Alur pengisahan Satria Dewa: Gatotkaca dimulai ketika seorang pemuda bernama Yuda (Rizky Nazar) kehilangan sahabatnya, Erlangga (Jerome Kurnia), yang menjadi salah satu korban dari rentetan pembunuhan misterius yang telah menghantui Kota Astina selama beberapa waktu terakhir. Berbekal informasi yang ia dapatkan dari Profesor Arya Laksana (Edward Akbar) bersama dengan puterinya, Agni (Yasmin Napper), Yuda mengetahui bahwa peristiwa terbunuhnya Erlangga berkaitan dengan usaha kaum Kurawa yang selama ini selalu berada di bawah bayang-bayang kaum Pandawa untuk bangkit dan kembali menguasai dunia. Perseteruan antara kaum Pandawa dengan Kurawa tersebut juga membuka kembali misteri yang telah lama dihadapi Yuda akan hilangnya ingatan sang ibu, Arimbi (Sigi Wimala), setelah ayahnya, Pandega (Cecep Arif Rahman), meninggalkan mereka dan sesosok misterius menyerang sang ibu beberapa tahun yang lalu.

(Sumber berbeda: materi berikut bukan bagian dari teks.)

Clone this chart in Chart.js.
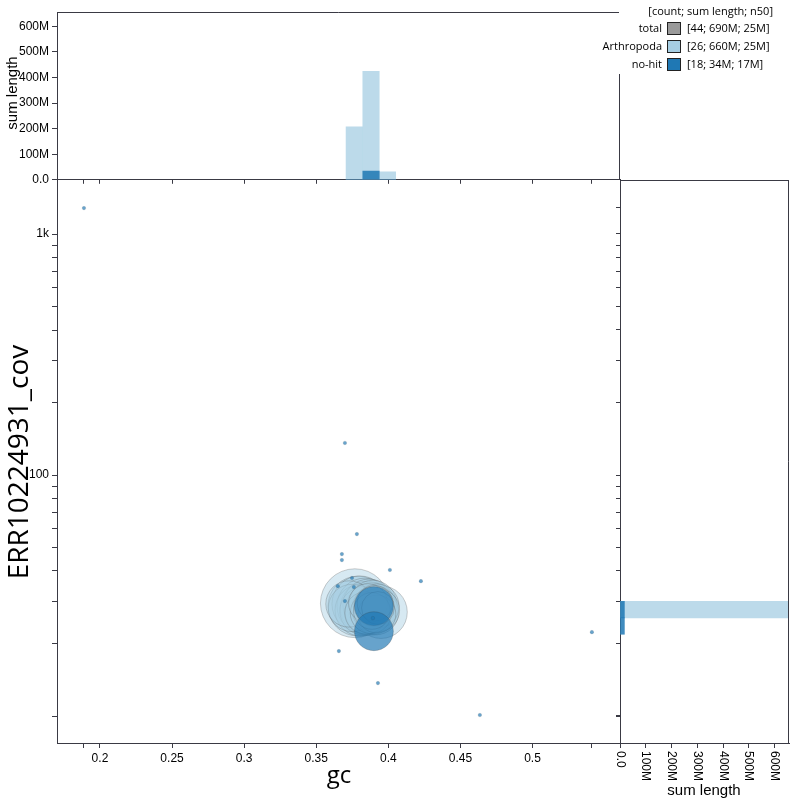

Menyajikan tuturan tentang pahlawan super yang diadaptasi dari kisah pewayangan memberikan kekuatan sekaligus kelemahan terbesar bagi Satria Dewa: Gatotkaca. Dunia pewayangan yang kaya tentu memberikan opsi penceritaan konflik maupun karakter yang luas untuk dieksplorasi oleh film ini maupun semesta pengisahan Jagad Satria Dewa nantinya. Di saat yang bersamaan, luas dan kompleksitasnya tuturan cerita dunia pewayangan tentu membutuhkan garapan cerita yang runut sekaligus efektif untuk membuka setiap lapisan kisahnya. Naskah cerita yang dibentuk oleh Bramantyo bersama dengan Mandra untuk Satria Dewa: Gatotkaca tidak memiliki hal tersebut. Daripada berusaha untuk memperkenalkan latar, konflik, maupun karakternya dengan seksama agar dapat mendapatkan perhatian secara utuh dari penonton, naskah cerita film ini terasa lebih tertarik untuk meringkas pengisahannya menjadi sejumlah poin pengisahan. Ditambah dengan tata penyuntingan gambar yang berkesan melompat dari satu pengisahan ke pengisahan lain, Satria Dewa: Gatotkaca berakhir melelahkan untuk diikuti dan dimengerti penuturannya.
Merilis sebuah film bertema pahlawan super di tahun 2022 – dimana banyak rumah produksi lain, baik nasional maupun internasional, telah menghadirkan pengembangan semesta pengisahan kisah pahlawan super mereka sendiri – jelas menghadirkan tantangan dan perbandingan tersendiri. Daripada memberikan garapan yang lebih apik akan semesta pengisahannya, Satria Dewa: Gatotkaca entah mengapa terasa begitu terburu-buru bertutur dalam usaha untuk mengejar ketertinggalannya dengan semesta pengisahan pahlawan super lainnya. Satu konflik tiba-tiba hadir, satu karakter tiba-tiba memiliki pengetahuan akan suatu hal yang krusial, satu karakter tiba-tiba berada di satu tempat… begitu tergesa dalam penuturan sehingga acuh akan apakah penonton dapat mengikuti atau memahami semesta pengisahan yang sedang terbangun di hadapan mereka.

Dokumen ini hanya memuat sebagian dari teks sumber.